Décidément, j'avais un problème…

(à suivre)


3 août 2009

DU DISQUE À LA ROUE, IL N’Y AVAIT QU’UN SAUT CRÉATIF À FAIRE

Histoire de caverne (Saison 2 – Épisode 3)

Johnny, inventeur depuis qu'il avait 5 ans, venait d'avoir une nouvelle idée géniale : les disques, cela roule ?


« Et puisque cela roule, cela peut nous aider à nous déplacer, continua Johnny. Ou à déplacer des choses. »
Il regarda Jacques et, face au vide de son incompréhension, continua :
« Par exemple, pour ton projet de ta caverne à deux jours de marche au Nord, tu vas avoir, au moins au début, à transporter pas mal de matériaux. Il va falloir tirer tout cela, cela ne va vraiment pas être facile. Dommage que cela ne puisse pas rouler, non ?
- Évidemment que si cela pouvait rouler ce serait plus simple. Pas besoin d'avoir fait l'école des cavernes pour le savoir ! Mais je ne vois pas bien comment faire rouler des tables en pierre !
- Des tables en pierre, non. Mais pourquoi ne pas les mettre sur quelque chose qui roule ? »
Il était devenu, fou !

« Quand j'étais petit, – mon père t'en a sûrement parlé –, j'ai eu l'idée de mettre des pierres en silex taillé au bout d'une pique en bois.
- Oui, je sais. Il n'arrête pas de raconter comment son fils a été un génie dès 5 ans.
- Je sens que cela t'énerve… Je continue. Pourquoi ne pas mettre un disque au bout d'une pique en bois. Ou plutôt deux, un à chaque bout. A mon avis, cela devrait rouler, et on doit pouvoir poser quelque chose dessus. »

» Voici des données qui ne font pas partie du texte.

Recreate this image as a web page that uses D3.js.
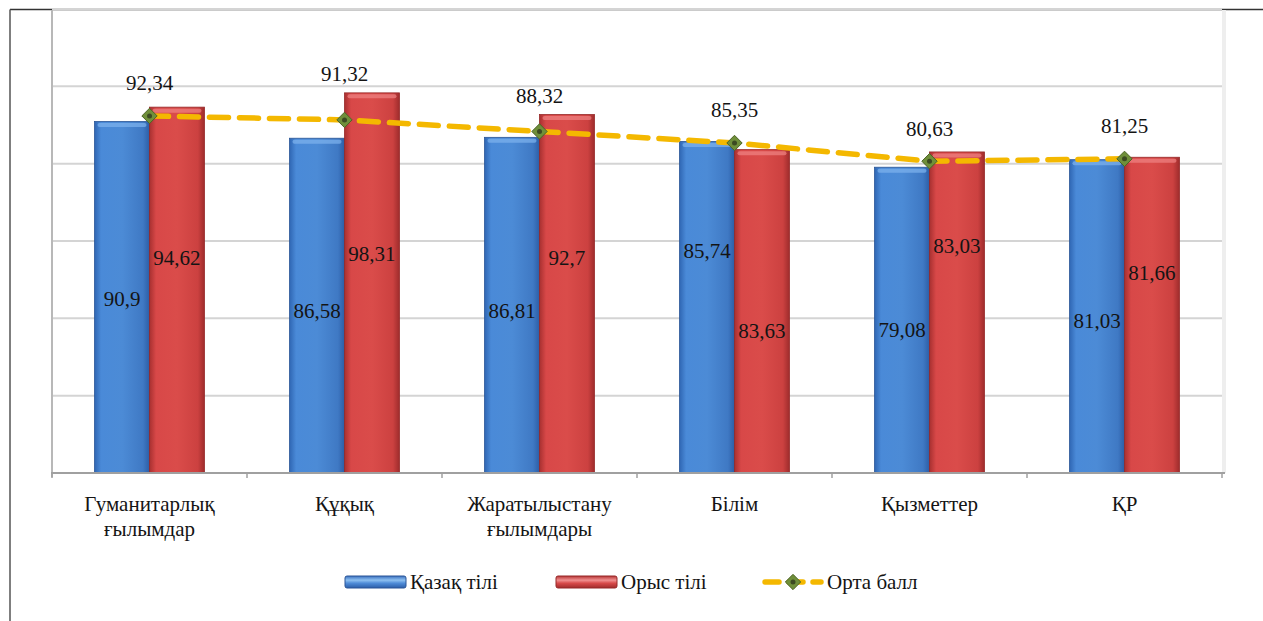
<!DOCTYPE html>
<html>
<head>
<meta charset="utf-8">
<script src="https://cdn.jsdelivr.net/npm/d3@7"></script>
</head>
<body style="margin:0">
<svg id="chart" width="1263" height="621"></svg>
<script>
// ---- data ----
const categories = ["Гуманитарлық ғылымдар", "Құқық", "Жаратылыстану ғылымдары", "Білім", "Қызметтер", "ҚР"];
const seriesNames = ["Қазақ тілі", "Орыс тілі", "Орта балл"];
const kazakh  = [90.9, 86.58, 86.81, 85.74, 79.08, 81.03];
const russian = [94.62, 98.31, 92.7, 83.63, 83.03, 81.66];
const average = [92.34, 91.32, 88.32, 85.35, 80.63, 81.25];
const yTicks = [0, 20, 40, 60, 80, 100, 120];
// label anchors (layout, in value units) for the in-bar labels
const kazLabelAt = [45.2, 41.9, 41.9, 57.4, 37.2, 39.5];
const rusLabelAt = [55.8, 56.8, 55.6, 36.7, 58.9, 51.7];

const svg = d3.select("#chart");
const fmt = v => String(v).replace(".", ",");
const fontParts = ["Liberation", "Serif"];
const FONT = `'${fontParts.join(" ")}'`;
const FS = 21;

function label(parent, x, y, str, anchor, dy) {
  return parent.append("text").attr("x", x).attr("y", y).attr("dy", dy || 0)
    .attr("text-anchor", anchor || "middle").attr("font-family", FONT)
    .attr("font-size", FS).attr("fill", "#141414").text(str);
}

const plot = { left: 52, right: 1222, top: 9, bottom: 473 };

const y = d3.scaleLinear().domain([0, 120]).range([plot.bottom, plot.top]);
const x0 = d3.scaleBand().domain(categories).range([plot.left, plot.right])
  .paddingInner(0.436).paddingOuter(0.218);
const x1 = d3.scaleBand().domain(["kaz", "rus"]).range([0, x0.bandwidth()]);
const xc = c => x0(c) + x0.bandwidth() / 2;

// ---- gradients ----
const defs = svg.append("defs");
function grad(id, stops) {
  const g = defs.append("linearGradient").attr("id", id).attr("x1", "0%").attr("x2", "100%").attr("y1", "0%").attr("y2", "0%");
  stops.forEach(s => g.append("stop").attr("offset", s[0]).attr("stop-color", s[1]));
}
grad("gBlue", [["0%", "#2f66b3"], ["12%", "#4a8ad8"], ["50%", "#4c8bd6"], ["88%", "#3f79c4"], ["100%", "#2d5ea6"]]);
grad("gRed",  [["0%", "#a83030"], ["12%", "#d84848"], ["50%", "#da4c4a"], ["88%", "#cc4140"], ["100%", "#9e2c2c"]]);
function vgrad(id, stops) {
  const g = defs.append("linearGradient").attr("id", id).attr("x1", "0%").attr("x2", "0%").attr("y1", "0%").attr("y2", "100%");
  stops.forEach(s => g.append("stop").attr("offset", s[0]).attr("stop-color", s[1]));
}
vgrad("lgBlue", [["0%", "#3a70c0"], ["35%", "#8ec0f0"], ["60%", "#4f8cd8"], ["100%", "#2c5ea8"]]);
vgrad("lgRed",  [["0%", "#b63636"], ["35%", "#f09090"], ["60%", "#d84a4a"], ["100%", "#a02c2c"]]);

// ---- frame ----
svg.append("line").attr("x1", 10).attr("x2", 1263).attr("y1", 9.5).attr("y2", 9.5).attr("stroke", "#333").attr("stroke-width", 1.5);
svg.append("line").attr("x1", 10).attr("x2", 10).attr("y1", 9.5).attr("y2", 621).attr("stroke", "#555").attr("stroke-width", 1.5);

// ---- gridlines ----
svg.append("g").selectAll("line").data(yTicks.filter(t => t > 0)).join("line")
  .attr("x1", plot.left).attr("x2", plot.right)
  .attr("y1", d => y(d)).attr("y2", d => y(d))
  .attr("stroke", "#d4d4d4").attr("stroke-width", 2);
svg.append("line").attr("x1", plot.right + 2).attr("x2", plot.right + 2).attr("y1", plot.top + 1).attr("y2", plot.bottom)
  .attr("stroke", "#eeeeee").attr("stroke-width", 4);
svg.append("line").attr("x1", plot.left).attr("x2", plot.left).attr("y1", plot.top + 1).attr("y2", plot.bottom + 4)
  .attr("stroke", "#b8b8b8").attr("stroke-width", 2);

// ---- bars ----
const rows = categories.map((c, i) => ({ c, kaz: kazakh[i], rus: russian[i], avg: average[i], i }));
const bars = svg.append("g");
rows.forEach(r => {
  [["kaz", r.kaz, "url(#gBlue)", "#2a5596"], ["rus", r.rus, "url(#gRed)", "#962828"]].forEach(([k, v, f, s]) => {
    const bx = x0(r.c) + x1(k);
    bars.append("rect")
      .attr("x", bx).attr("y", y(v))
      .attr("width", x1.bandwidth()).attr("height", y(0) - y(v))
      .attr("fill", f).attr("stroke", s).attr("stroke-width", 0.8);
    bars.append("rect")
      .attr("x", bx + 3).attr("y", y(v) + 1.5)
      .attr("width", x1.bandwidth() - 6).attr("height", 4)
      .attr("rx", 2)
      .attr("fill", k === "kaz" ? "#7fb4ee" : "#f08484").attr("opacity", 0.7);
  });
});

// ---- bottom axis ----
svg.append("line").attr("x1", plot.left - 1).attr("x2", plot.right + 3).attr("y1", plot.bottom).attr("y2", plot.bottom)
  .attr("stroke", "#a0a0a0").attr("stroke-width", 2);
const bounds = categories.map(c => x0(c) - x0.step() * x0.paddingInner() / 2).concat([plot.right]);
svg.append("g").selectAll("line").data(bounds).join("line")
  .attr("x1", d => d).attr("x2", d => d)
  .attr("y1", plot.bottom).attr("y2", plot.bottom + 5)
  .attr("stroke", "#a0a0a0").attr("stroke-width", 1.5);

// category labels
categories.forEach(c => {
  c.split(" ").forEach((ln, j) => label(svg, xc(c), 511 + j * 25, ln, "middle"));
});

// ---- in-bar value labels ----
rows.forEach(r => {
  label(svg, x0(r.c) + x1("kaz") + x1.bandwidth() / 2, y(kazLabelAt[r.i]), fmt(r.kaz), "middle", "0.35em");
  label(svg, x0(r.c) + x1("rus") + x1.bandwidth() / 2, y(rusLabelAt[r.i]), fmt(r.rus), "middle", "0.35em");
});

// ---- average line ----
const line = d3.line().x(d => xc(d.c)).y(d => y(d.avg));
svg.append("path").datum(rows).attr("d", line)
  .attr("fill", "none").attr("stroke", "#f4b800").attr("stroke-width", 5.5)
  .attr("stroke-dasharray", "19,11").attr("stroke-linecap", "round");
const diamond = d3.symbol().type(d3.symbolDiamond2).size(150);
svg.append("g").selectAll("path").data(rows).join("path")
  .attr("transform", d => `translate(${xc(d.c)},${y(d.avg)})`)
  .attr("d", diamond).attr("fill", "#6f8f3a").attr("stroke", "#4d6426").attr("stroke-width", 1);
svg.append("g").selectAll("circle").data(rows).join("circle")
  .attr("cx", d => xc(d.c)).attr("cy", d => y(d.avg)).attr("r", 2.5).attr("fill", "#3c4a22");

rows.forEach(d => {
  label(svg, xc(d.c), Math.min(y(d.avg) - 33, y(Math.max(d.kaz, d.rus)) - 19), fmt(d.avg), "middle", "0.35em");
});

// ---- legend ----
const ly = 582;
const items = [
  { x: 345, name: seriesNames[0], type: "bar", fill: "url(#lgBlue)", stroke: "#2a5596" },
  { x: 556, name: seriesNames[1], type: "bar", fill: "url(#lgRed)", stroke: "#962828" },
  { x: 762, name: seriesNames[2], type: "line" }
];
items.forEach(it => {
  if (it.type === "bar") {
    svg.append("rect").attr("x", it.x).attr("y", ly - 6).attr("width", 61).attr("height", 12).attr("rx", 2)
      .attr("fill", it.fill).attr("stroke", it.stroke).attr("stroke-width", 1);
  } else {
    svg.append("line").attr("x1", it.x + 3).attr("x2", it.x + 59).attr("y1", ly).attr("y2", ly)
      .attr("stroke", "#f4b800").attr("stroke-width", 5.5).attr("stroke-dasharray", "14,10").attr("stroke-linecap", "round");
    svg.append("path").attr("transform", `translate(${it.x + 31},${ly})`).attr("d", diamond)
      .attr("fill", "#6f8f3a").attr("stroke", "#4d6426");
    svg.append("circle").attr("cx", it.x + 31).attr("cy", ly).attr("r", 2.5).attr("fill", "#3c4a22");
  }
  label(svg, it.x + 65, ly, it.name, "start", "0.35em");
});
</script>
</body>
</html>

Jacques commençait à comprendre son idée.

« Et si on prenait 2 piques au lieu d'une, poursuivit-il. On pourrait poser quelque chose en travers. Cela devrait être plus stable.
- On pourrait y mettre tes tables en pierre ou tout autre chose »
Brillant !
Quelques jours plus tard, l'atelier de disques muta. À côté de la production des disques monnaie – il n'était pas question de lâcher la proie pour l'ombre –, naissait un atelier complémentaire qui, dans le plus grand secret, commençait à produire des disques d'un plus grand diamètre et se livrait à des mises au point complexes.
Un mois plus tard, la roue naissait. Pourquoi l'avoir appelé roue ? Bonne question. Nul n'a jamais su pourquoi exactement.
Certains ont dit que c'était Jacques qui avait choisi le nom et que, comme il n'avait ni imagination, ni orthographe, il s'était inspiré de la couleur de cheveux de Johnny. D'autres pensent que, comme la roue avance aussi vite qu'un oiseau sans avoir des ailes, Johnny a fait un jeu de mot stupide : la roue roule sans l – sans aile quoi ! –, donc c'est une roue. Personnellement, je crois qu'ils avaient tous les deux beaucoup bu, beaucoup trop, et qu'ils ont inventé un mot qui ne voulait rien dire.
Toujours est-il que la roue était née. Et que la guerre entre l'industrie et la finance allait commencer…

(à suivre)





31 juil. 2009

JOHNNY, INVENTEUR À 5 ANS !

Histoire de caverne (Saison 2 – Épisode 2)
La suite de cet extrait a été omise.